How to Build These Worksheets Into Your Lesson Plans
The natural sequence is conceptual first, computational second, applied third. Open the unit with the tax type sorting worksheet — it establishes vocabulary without requiring any arithmetic and gives you a quick read on what students already know. The two-household case study embedded in that worksheet works well as a whole-class discussion: project the income levels, have students calculate the sales tax percentage independently, then compare. The gap between what students expect and what they calculate is usually enough to drive the rest of the unit's motivation.
Move to the bracket calculation worksheet once students can distinguish tax structure types. This is where guided practice matters most. Running the first income scenario together on the board, then releasing students to complete the remaining two independently, follows a gradual release model that prevents students from carrying a procedural misunderstanding through three examples. Reserve the pay stub and 1040 worksheets for later in the week, when students have the conceptual scaffolding to make sense of what each line represents. Partner work on the 1040 simulation is worth the noise — students catch each other's arithmetic, and the conversation about what qualifies as a deduction often produces better questions than any direct instruction moment in the unit.

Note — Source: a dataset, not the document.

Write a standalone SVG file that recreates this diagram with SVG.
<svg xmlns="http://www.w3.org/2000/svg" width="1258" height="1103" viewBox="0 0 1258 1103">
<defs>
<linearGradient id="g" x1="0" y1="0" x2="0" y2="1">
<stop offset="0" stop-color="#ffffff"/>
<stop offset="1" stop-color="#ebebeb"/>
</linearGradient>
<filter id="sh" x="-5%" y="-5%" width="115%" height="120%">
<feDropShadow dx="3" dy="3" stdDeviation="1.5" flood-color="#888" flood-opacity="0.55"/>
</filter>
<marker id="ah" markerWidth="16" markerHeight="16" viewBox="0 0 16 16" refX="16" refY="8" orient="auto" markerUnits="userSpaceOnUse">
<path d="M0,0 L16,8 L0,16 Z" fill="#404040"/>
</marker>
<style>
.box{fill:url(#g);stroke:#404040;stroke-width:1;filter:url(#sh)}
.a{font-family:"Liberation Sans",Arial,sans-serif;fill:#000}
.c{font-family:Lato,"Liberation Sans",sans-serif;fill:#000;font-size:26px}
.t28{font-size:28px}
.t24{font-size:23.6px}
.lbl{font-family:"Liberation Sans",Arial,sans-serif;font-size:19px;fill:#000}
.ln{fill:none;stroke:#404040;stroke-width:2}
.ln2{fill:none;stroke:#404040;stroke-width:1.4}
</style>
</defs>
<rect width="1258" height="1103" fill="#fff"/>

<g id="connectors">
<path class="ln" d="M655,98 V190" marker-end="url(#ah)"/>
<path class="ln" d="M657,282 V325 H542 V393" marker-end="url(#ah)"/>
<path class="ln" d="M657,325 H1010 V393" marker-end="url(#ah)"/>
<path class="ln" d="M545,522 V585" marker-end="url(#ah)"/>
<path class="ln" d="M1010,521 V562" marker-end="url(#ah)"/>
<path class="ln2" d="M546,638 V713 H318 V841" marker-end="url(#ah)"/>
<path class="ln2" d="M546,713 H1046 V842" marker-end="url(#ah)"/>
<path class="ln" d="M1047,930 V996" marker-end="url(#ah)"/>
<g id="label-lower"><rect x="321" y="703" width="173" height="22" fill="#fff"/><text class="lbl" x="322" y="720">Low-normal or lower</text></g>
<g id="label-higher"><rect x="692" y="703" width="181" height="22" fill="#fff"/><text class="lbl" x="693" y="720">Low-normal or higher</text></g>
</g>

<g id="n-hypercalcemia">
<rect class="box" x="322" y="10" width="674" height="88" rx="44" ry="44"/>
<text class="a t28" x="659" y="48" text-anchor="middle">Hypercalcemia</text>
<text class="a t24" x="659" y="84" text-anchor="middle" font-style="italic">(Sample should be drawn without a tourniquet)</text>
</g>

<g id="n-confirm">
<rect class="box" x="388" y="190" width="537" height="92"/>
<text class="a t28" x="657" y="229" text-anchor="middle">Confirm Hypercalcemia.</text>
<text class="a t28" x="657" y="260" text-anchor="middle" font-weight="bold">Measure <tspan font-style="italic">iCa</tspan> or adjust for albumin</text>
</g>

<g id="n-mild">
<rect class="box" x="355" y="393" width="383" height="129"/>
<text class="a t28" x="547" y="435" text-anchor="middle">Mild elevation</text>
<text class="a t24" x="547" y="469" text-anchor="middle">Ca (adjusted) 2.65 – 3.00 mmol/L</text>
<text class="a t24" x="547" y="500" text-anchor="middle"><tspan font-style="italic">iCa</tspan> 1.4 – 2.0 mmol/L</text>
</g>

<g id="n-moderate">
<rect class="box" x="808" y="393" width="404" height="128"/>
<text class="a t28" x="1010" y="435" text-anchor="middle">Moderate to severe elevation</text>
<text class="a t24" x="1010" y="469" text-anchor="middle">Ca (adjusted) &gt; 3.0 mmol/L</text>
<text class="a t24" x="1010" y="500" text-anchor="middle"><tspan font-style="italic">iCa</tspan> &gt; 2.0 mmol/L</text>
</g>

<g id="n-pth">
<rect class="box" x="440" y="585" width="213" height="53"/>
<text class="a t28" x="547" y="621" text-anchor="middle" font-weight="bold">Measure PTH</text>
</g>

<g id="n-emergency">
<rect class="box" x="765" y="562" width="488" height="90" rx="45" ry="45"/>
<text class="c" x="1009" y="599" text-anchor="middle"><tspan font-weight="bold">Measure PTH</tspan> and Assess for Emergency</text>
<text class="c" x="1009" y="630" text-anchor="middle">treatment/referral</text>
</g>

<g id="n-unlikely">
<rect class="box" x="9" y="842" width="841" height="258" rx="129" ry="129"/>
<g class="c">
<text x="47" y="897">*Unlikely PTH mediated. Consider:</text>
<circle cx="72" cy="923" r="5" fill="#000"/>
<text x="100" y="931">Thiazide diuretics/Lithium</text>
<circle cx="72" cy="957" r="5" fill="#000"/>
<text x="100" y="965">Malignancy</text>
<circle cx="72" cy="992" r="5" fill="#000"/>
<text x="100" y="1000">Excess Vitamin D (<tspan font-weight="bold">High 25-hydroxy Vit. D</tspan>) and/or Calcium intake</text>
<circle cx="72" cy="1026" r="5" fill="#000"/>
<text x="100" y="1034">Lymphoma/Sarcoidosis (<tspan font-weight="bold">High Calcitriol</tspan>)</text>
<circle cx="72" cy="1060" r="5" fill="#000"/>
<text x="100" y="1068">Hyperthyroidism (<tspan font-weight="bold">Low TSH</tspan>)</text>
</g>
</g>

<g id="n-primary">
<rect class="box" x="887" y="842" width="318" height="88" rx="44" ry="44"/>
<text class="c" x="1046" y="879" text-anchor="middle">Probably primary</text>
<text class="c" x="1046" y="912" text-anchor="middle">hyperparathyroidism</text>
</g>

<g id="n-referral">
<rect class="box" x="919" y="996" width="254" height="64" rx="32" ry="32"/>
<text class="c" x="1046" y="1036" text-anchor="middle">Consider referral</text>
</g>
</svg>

Adjusting the Worksheets for a Range of Learners
The bracket calculation worksheet is the one that most often requires differentiation. For students who struggle with multi-step arithmetic, a scaffolded version that labels each bracket range and provides the rate pre-filled reduces cognitive load without removing the calculation task itself. The goal is for those students to practice applying the rates correctly, not to spend all their time locating the rates. For students who move through the standard version quickly, a more challenging variant introduces a second income earner in the household, a capital gains amount taxed at a different rate, or a state income tax layer calculated on top of federal liability — all realistic complications that advanced learners can handle and that generate good discussion about why the tax code is structured the way it is.
The 1040 simulation scales well in the other direction, too. Students who find the full simulation overwhelming can complete a stripped-down version that includes only wages, the standard deduction, and the resulting tax owed. That version still teaches the fundamental filing logic. The sorting activity, on the other hand, is accessible to nearly every student at this level and works well as a re-entry point for anyone who missed earlier instruction.

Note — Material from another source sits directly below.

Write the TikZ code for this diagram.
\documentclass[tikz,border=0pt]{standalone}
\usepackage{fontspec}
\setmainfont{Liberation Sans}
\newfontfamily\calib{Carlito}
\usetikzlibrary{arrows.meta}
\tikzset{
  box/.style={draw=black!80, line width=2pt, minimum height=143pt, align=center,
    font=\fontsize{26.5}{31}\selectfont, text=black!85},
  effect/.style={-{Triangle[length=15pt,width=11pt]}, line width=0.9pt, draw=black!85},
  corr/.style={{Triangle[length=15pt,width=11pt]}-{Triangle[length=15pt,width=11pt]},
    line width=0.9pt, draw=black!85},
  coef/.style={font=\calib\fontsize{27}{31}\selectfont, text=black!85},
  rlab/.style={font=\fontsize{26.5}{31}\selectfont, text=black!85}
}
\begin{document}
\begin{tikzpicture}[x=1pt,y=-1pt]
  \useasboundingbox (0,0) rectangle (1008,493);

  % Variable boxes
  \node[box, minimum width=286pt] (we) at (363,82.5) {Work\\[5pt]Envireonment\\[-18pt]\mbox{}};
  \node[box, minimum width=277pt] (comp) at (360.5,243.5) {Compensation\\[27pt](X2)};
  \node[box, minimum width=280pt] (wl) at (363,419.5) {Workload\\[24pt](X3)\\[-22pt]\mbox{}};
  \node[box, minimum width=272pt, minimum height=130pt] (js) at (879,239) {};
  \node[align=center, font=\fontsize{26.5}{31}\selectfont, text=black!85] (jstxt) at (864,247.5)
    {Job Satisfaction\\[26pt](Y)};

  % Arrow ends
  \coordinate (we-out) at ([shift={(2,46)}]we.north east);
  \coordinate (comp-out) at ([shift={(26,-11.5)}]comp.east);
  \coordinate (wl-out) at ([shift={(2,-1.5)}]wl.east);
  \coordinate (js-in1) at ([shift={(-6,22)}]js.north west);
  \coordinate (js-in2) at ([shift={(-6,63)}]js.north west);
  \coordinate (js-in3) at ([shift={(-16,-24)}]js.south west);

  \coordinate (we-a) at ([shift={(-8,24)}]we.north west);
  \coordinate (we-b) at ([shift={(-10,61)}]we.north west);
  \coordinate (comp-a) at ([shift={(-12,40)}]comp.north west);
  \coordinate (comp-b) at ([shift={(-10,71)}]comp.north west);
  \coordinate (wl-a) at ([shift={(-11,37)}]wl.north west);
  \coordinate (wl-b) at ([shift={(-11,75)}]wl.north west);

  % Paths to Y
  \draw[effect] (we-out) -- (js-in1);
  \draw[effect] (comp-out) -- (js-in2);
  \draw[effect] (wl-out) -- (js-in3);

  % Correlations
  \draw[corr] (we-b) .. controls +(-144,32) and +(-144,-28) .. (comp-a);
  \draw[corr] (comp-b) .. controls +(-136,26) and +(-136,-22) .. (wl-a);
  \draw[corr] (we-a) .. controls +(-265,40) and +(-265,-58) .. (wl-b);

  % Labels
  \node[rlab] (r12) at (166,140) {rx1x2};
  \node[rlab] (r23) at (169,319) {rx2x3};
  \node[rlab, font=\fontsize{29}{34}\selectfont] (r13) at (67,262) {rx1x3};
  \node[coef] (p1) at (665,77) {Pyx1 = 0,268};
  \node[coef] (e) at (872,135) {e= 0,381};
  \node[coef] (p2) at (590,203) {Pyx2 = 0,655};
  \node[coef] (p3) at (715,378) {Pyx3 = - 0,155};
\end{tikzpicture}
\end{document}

Frequently Asked Questions
Do these worksheets use current tax brackets, or will I need to update them?
The bracket calculation worksheets use a simplified, illustrative bracket structure rather than precise current-year IRS figures. That's a deliberate choice — exact brackets change annually with inflation adjustments, and a simplified version keeps the focus on the procedural skill rather than number memorization. For classes that want to use current figures, the IRS releases updated tax tables each January, and substituting those numbers into the existing worksheet format takes about ten minutes.
How long does the 1040 simulation typically take?
With the scaffolded scenario provided — one W-2, standard deduction, no additional income sources — most seniors complete the simulation in 25 to 35 minutes. Classes that include a brief walkthrough of what each section of the form asks before students begin tend to finish closer to the 25-minute mark. If you're working in a 45-minute period with transition time, the simulation works cleanly as a full-period partner activity.
Are these worksheets appropriate for a personal finance course, or are they geared toward economics?
Both. The pay stub, W-4, and 1040 worksheets fit naturally into a personal finance unit on income and careers. The tax structure and bracket calculation worksheets are more commonly used in economics, where the discussion connects to fiscal policy and government revenue. Several teachers use the full set across both courses at different points in the year — the 1040 simulation in personal finance, and the sorting and bracket work in economics.
What's the best way to use these as formative assessment?
The bracket calculation worksheet is the clearest formative tool in the set. Reviewing student work before the next class takes about ten minutes and immediately shows whether the bracket contamination error is isolated or widespread. If more than a third of the class applied the top rate to total income, that's a signal to re-teach the bracket logic before moving to the 1040 simulation — a student who doesn't understand marginal rates will not be able to make sense of why their simulated refund amount comes out the way it does.